▶ [WHAT THE EXERCISE ASKS]: Include the line containing "(-1.49,-1.41) rectangle (47.06,52.54);" and all lines before it, repeated exactly from the listing below, without pictures.
* begin INFORMATION SUPPLIED *
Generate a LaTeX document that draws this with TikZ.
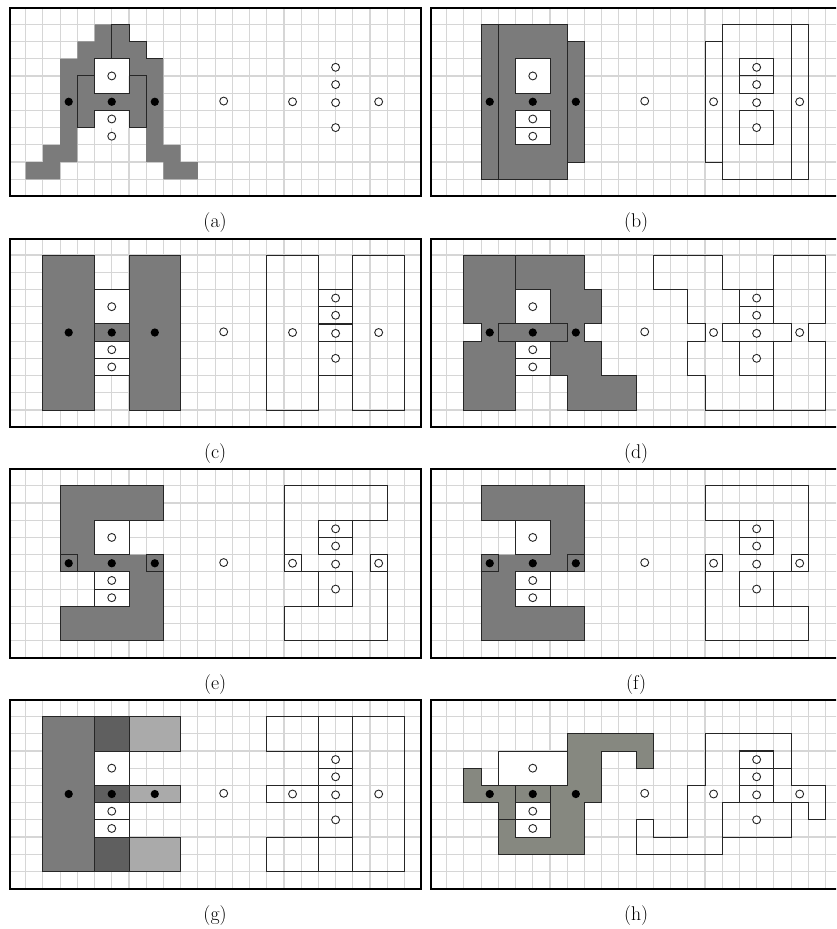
\documentclass[tikz,border=0pt]{standalone}
\usepackage{tikz}

\definecolor{cellgray}{HTML}{7B7B7B}
\definecolor{cellolive}{HTML}{868880}
\definecolor{celldark}{HTML}{5F5F5F}
\definecolor{celllight}{HTML}{AAAAAA}

\tikzset{
	gridline/.style={line width=0.95pt, gray!32},
	frameline/.style={line width=1.6pt, black},
	edgeline/.style={line width=0.75pt, black!85},
	graycell/.style={edgeline, fill=cellgray},
	whitecell/.style={edgeline, fill=white},
	captionlabel/.style={font=\fontsize{16.4}{18}\selectfont, inner sep=0pt},
}

% grid of one panel, drawn under the shapes
\newcommand{\panelgrid}{
	\foreach \i in {0,...,22} {
		\draw[gridline] (\i,-0.95) -- (\i,9.99);
	}
	\foreach \j in {0,...,9} {
		\draw[gridline] (-0.91,\j) -- (22.95,\j);
	}
}
% points and frame, drawn over the shapes
\newcommand{\panelpoints}{
	\foreach \x in {2.5,5,7.5} {
		\fill (\x,4.5) circle (0.24);
	}
	\foreach \x/\y in {5/3,5/5.5,5/6.5,11.5/4.46,15.5/4.5,18/2.5,18/3.5,18/4.55,18/6,20.5/4.5} {
		\draw[edgeline, fill=white] (\x,\y) circle (0.23);
	}
	\draw[frameline] (-0.91,-0.95) rectangle (22.95,9.99);
}

\begin{document}
\begin{tikzpicture}[x=0.5cm, y=-0.5cm]
	\clip (-1.49,-1.41) rectangle (47.06,52.54);

	% (a)
	\begin{scope}
		\panelgrid
		\fill[cellgray] (4,0) -- (6,0) -- (6,1) -- (7,1) -- (7,2) -- (8,2) -- (8,7) -- (9,7) -- (9,8) -- (10,8) -- (10,9) -- (8,9) -- (8,8) -- (7,8) -- (7,6) -- (3,6) -- (3,8) -- (2,8) -- (2,9) -- (0,9) -- (0,8) -- (1,8) -- (1,7) -- (2,7) -- (2,2) -- (3,2) -- (3,1) -- (4,1) -- cycle;
		\fill[white] (4,5) rectangle (6,6);
		\draw[whitecell] (4,2) rectangle (6,4);
		\draw[edgeline] (5,2) -- (5,0) -- (6,0) -- (6,1) -- (7,1) -- (7,2) -- (8,2);
		\draw[graycell] (3,3) -- (4,3) -- (4,4) -- (6,4) -- (6,3) -- (7,3) -- (7,6) -- (6,6) -- (6,5) -- (4,5) -- (4,6) -- (3,6) -- cycle;
		\panelpoints
		\node[captionlabel] (capa) at (11,11.53) {(a)};
	\end{scope}

	% (b)
	\begin{scope}[shift={(24.45,0)}]
		\panelgrid
		\draw[graycell] (2,0) rectangle (3,9);
		\draw[graycell] (3,0) rectangle (7,9);
		\draw[graycell] (7,1) rectangle (8,8);
		\draw[whitecell] (4,2) rectangle (6,4);
		\draw[whitecell] (4,5) rectangle (6,6);
		\draw[whitecell] (4,6) rectangle (6,7);
		\draw[edgeline] (15,1) rectangle (16,8);
		\draw[edgeline] (16,0) rectangle (20,9);
		\draw[edgeline] (20,0) rectangle (21,9);
		\draw[edgeline] (17,2) rectangle (19,3);
		\draw[edgeline] (17,3) rectangle (19,4);
		\draw[edgeline] (17,5) rectangle (19,7);
		\panelpoints
		\node[captionlabel] (capb) at (11,11.53) {(b)};
	\end{scope}

	% (c)
	\begin{scope}[shift={(0,13.4)}]
		\panelgrid
		\draw[graycell] (1,0) rectangle (4,9);
		\draw[graycell] (6,0) rectangle (9,9);
		\draw[whitecell] (4,2) rectangle (6,4);
		\draw[whitecell] (4,5) rectangle (6,6);
		\draw[whitecell] (4,6) rectangle (6,7);
		\draw[graycell] (4,4) rectangle (6,5);
		\draw[edgeline] (14,0) rectangle (17,9);
		\draw[edgeline] (19,0) rectangle (22,9);
		\draw[edgeline] (17,2) rectangle (19,3);
		\draw[edgeline] (17,3) rectangle (19,4);
		\draw[edgeline] (17,5) rectangle (19,7);
		\draw[edgeline, line width=1pt] (17,4) rectangle (19,5);
		\panelpoints
		\node[captionlabel] (capc) at (11,11.53) {(c)};
	\end{scope}

	% (d)
	\begin{scope}[shift={(24.45,13.4)}]
		\panelgrid
		\draw[graycell] (1,0) -- (8,0) -- (8,2) -- (9,2) -- (9,4) -- (8,4) -- (8,5) -- (9,5) -- (9,7) -- (11,7) -- (11,9) -- (7,9) -- (7,7) -- (4,7) -- (4,9) -- (1,9) -- (1,5) -- (2,5) -- (2,4) -- (1,4) -- cycle;
		\draw[edgeline] (4,0) -- (4,2);
		\draw[whitecell] (4,2) rectangle (6,4);
		\draw[whitecell] (4,5) rectangle (6,6);
		\draw[whitecell] (4,6) rectangle (6,7);
		\draw[graycell] (3,4) rectangle (7,5);
		\draw[edgeline] (12,0) -- (16,0) -- (16,2) -- (17,2) -- (19,2) -- (19,0) -- (22,0) -- (22,4) -- (21,4) -- (21,5) -- (22,5) -- (22,9) -- (15,9) -- (15,7) -- (14,7) -- (14,5) -- (15,5) -- (15,4) -- (14,4) -- (14,2) -- (12,2) -- cycle;
		\draw[edgeline] (19,2) -- (19,4);
		\draw[edgeline] (19,5) -- (19,9);
		\draw[edgeline] (17,2) rectangle (19,3);
		\draw[edgeline] (17,3) rectangle (19,4);
		\draw[edgeline] (17,5) rectangle (19,7);
		\draw[edgeline] (16,4) rectangle (20,5);
		\panelpoints
		\node[captionlabel] (capd) at (11,11.53) {(d)};
	\end{scope}

	% (e)
	\begin{scope}[shift={(0,26.8)}]
		\panelgrid
		\draw[graycell] (7,4) -- (8,4) -- (8,9) -- (2,9) -- (2,7) -- (4,7) -- (4,5) -- (2,5) -- (2,0) -- (8,0) -- (8,2) -- (6,2) -- (6,4);
		\draw[whitecell] (4,2) rectangle (6,4);
		\draw[whitecell] (4,5) rectangle (6,6);
		\draw[whitecell] (4,6) rectangle (6,7);
		\draw[graycell] (2,4) rectangle (3,5);
		\draw[graycell] (7,4) rectangle (8,5);
		\draw[edgeline] (20,4) -- (21,4) -- (21,9) -- (15,9) -- (15,7) -- (17,7) -- (17,5) -- (15,5) -- (15,0) -- (21,0) -- (21,2) -- (19,2);
		\draw[edgeline] (17,2) rectangle (19,3);
		\draw[edgeline] (17,3) rectangle (19,4);
		\draw[edgeline] (17,5) rectangle (19,7);
		\draw[edgeline] (15,4) rectangle (16,5);
		\draw[edgeline] (20,4) rectangle (21,5);
		\panelpoints
		\node[captionlabel] (cape) at (11,11.53) {(e)};
	\end{scope}

	% (f)
	\begin{scope}[shift={(24.45,26.8)}]
		\panelgrid
		\draw[graycell] (3,4) -- (2,4) -- (2,9) -- (8,9) -- (8,7) -- (6,7) -- (6,5) -- (8,5) -- (8,0) -- (2,0) -- (2,2) -- (4,2) -- (4,4);
		\draw[whitecell] (4,2) rectangle (6,4);
		\draw[whitecell] (4,5) rectangle (6,6);
		\draw[whitecell] (4,6) rectangle (6,7);
		\draw[graycell] (2,4) rectangle (3,5);
		\draw[graycell] (7,4) rectangle (8,5);
		\draw[edgeline] (16,4) -- (15,4) -- (15,9) -- (21,9) -- (21,7) -- (19,7) -- (19,5) -- (21,5) -- (21,0) -- (15,0) -- (15,2) -- (17,2);
		\draw[edgeline] (17,2) rectangle (19,3);
		\draw[edgeline] (17,3) rectangle (19,4);
		\draw[edgeline] (17,5) rectangle (19,7);
		\draw[edgeline] (15,4) rectangle (16,5);
		\draw[edgeline] (20,4) rectangle (21,5);
		\panelpoints
		\node[captionlabel] (capf) at (11,11.53) {(f)};
	\end{scope}

	% (g)
	\begin{scope}[shift={(0,40.2)}]
		\panelgrid
		\draw[graycell] (1,0) rectangle (4,9);
		\foreach \ya/\yb in {0/2,4/5,7/9} {
			\draw[edgeline, fill=celldark] (4,\ya) rectangle (6,\yb);
			\draw[edgeline, fill=celllight] (6,\ya) rectangle (9,\yb);
		}
		\draw[whitecell] (4,2) rectangle (6,4);
		\draw[whitecell] (4,5) rectangle (6,6);
		\draw[whitecell] (4,6) rectangle (6,7);
		\foreach \ya/\yb in {0/2,4/5,7/9} {
			\draw[edgeline] (14,\ya) rectangle (17,\yb);
			\draw[edgeline] (17,\ya) rectangle (19,\yb);
		}
		\draw[edgeline] (19,0) rectangle (22,9);
		\draw[edgeline] (17,2) rectangle (19,3);
		\draw[edgeline] (17,3) rectangle (19,4);
		\draw[edgeline] (17,5) rectangle (19,7);
		\panelpoints
		\node[captionlabel] (capg) at (11,11.53) {(g)};
	\end{scope}

	% (h)
	\begin{scope}[shift={(24.45,40.2)}]
		\panelgrid
		\draw[edgeline, fill=cellolive] (7,1) -- (12,1) -- (12,3) -- (11,3) -- (11,2) -- (9,2) -- (9,5) -- (8,5) -- (8,8) -- (3,8) -- (3,5) -- (1,5) -- (1,3) -- (2,3) -- (2,4) -- (7,4) -- cycle;
		\draw[whitecell] (3,2) rectangle (7,4);
		\draw[edgeline, fill=cellolive] (4,4) rectangle (6,5);
		\draw[whitecell] (4,5) rectangle (6,6);
		\draw[whitecell] (4,6) rectangle (6,7);
		\draw[edgeline] (3,6) -- (4,6);
		\draw[edgeline] (15,1) -- (20,1) -- (20,4) -- (22,4) -- (22,6) -- (21,6) -- (21,5) -- (20,5) -- (20,7) -- (16,7) -- (16,8) -- (11,8) -- (11,6) -- (12,6) -- (12,7) -- (14,7) -- (14,4) -- (15,4) -- cycle;
		\draw[edgeline] (16,5) rectangle (20,7);
		\draw[edgeline, line width=1pt] (17,2) rectangle (19,3);
		\draw[edgeline, line width=1pt] (17,3) rectangle (19,4);
		\draw[edgeline] (17,4) rectangle (19,5);
		\draw[edgeline] (19,3) -- (20,3);
		\panelpoints
		\node[captionlabel] (caph) at (11,11.53) {(h)};
	\end{scope}
\end{tikzpicture}
\end{document}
* end INFORMATION SUPPLIED *
▶ [RESULT FOR THIS EXERCISE]:
Generate a LaTeX document that draws this with TikZ.
\documentclass[tikz,border=0pt]{standalone}
\usepackage{tikz}

\definecolor{cellgray}{HTML}{7B7B7B}
\definecolor{cellolive}{HTML}{868880}
\definecolor{celldark}{HTML}{5F5F5F}
\definecolor{celllight}{HTML}{AAAAAA}

\tikzset{
	gridline/.style={line width=0.95pt, gray!32},
	frameline/.style={line width=1.6pt, black},
	edgeline/.style={line width=0.75pt, black!85},
	graycell/.style={edgeline, fill=cellgray},
	whitecell/.style={edgeline, fill=white},
	captionlabel/.style={font=\fontsize{16.4}{18}\selectfont, inner sep=0pt},
}

% grid of one panel, drawn under the shapes
\newcommand{\panelgrid}{
	\foreach \i in {0,...,22} {
		\draw[gridline] (\i,-0.95) -- (\i,9.99);
	}
	\foreach \j in {0,...,9} {
		\draw[gridline] (-0.91,\j) -- (22.95,\j);
	}
}
% points and frame, drawn over the shapes
\newcommand{\panelpoints}{
	\foreach \x in {2.5,5,7.5} {
		\fill (\x,4.5) circle (0.24);
	}
	\foreach \x/\y in {5/3,5/5.5,5/6.5,11.5/4.46,15.5/4.5,18/2.5,18/3.5,18/4.55,18/6,20.5/4.5} {
		\draw[edgeline, fill=white] (\x,\y) circle (0.23);
	}
	\draw[frameline] (-0.91,-0.95) rectangle (22.95,9.99);
}

\begin{document}
\begin{tikzpicture}[x=0.5cm, y=-0.5cm]
	\clip (-1.49,-1.41) rectangle (47.06,52.54);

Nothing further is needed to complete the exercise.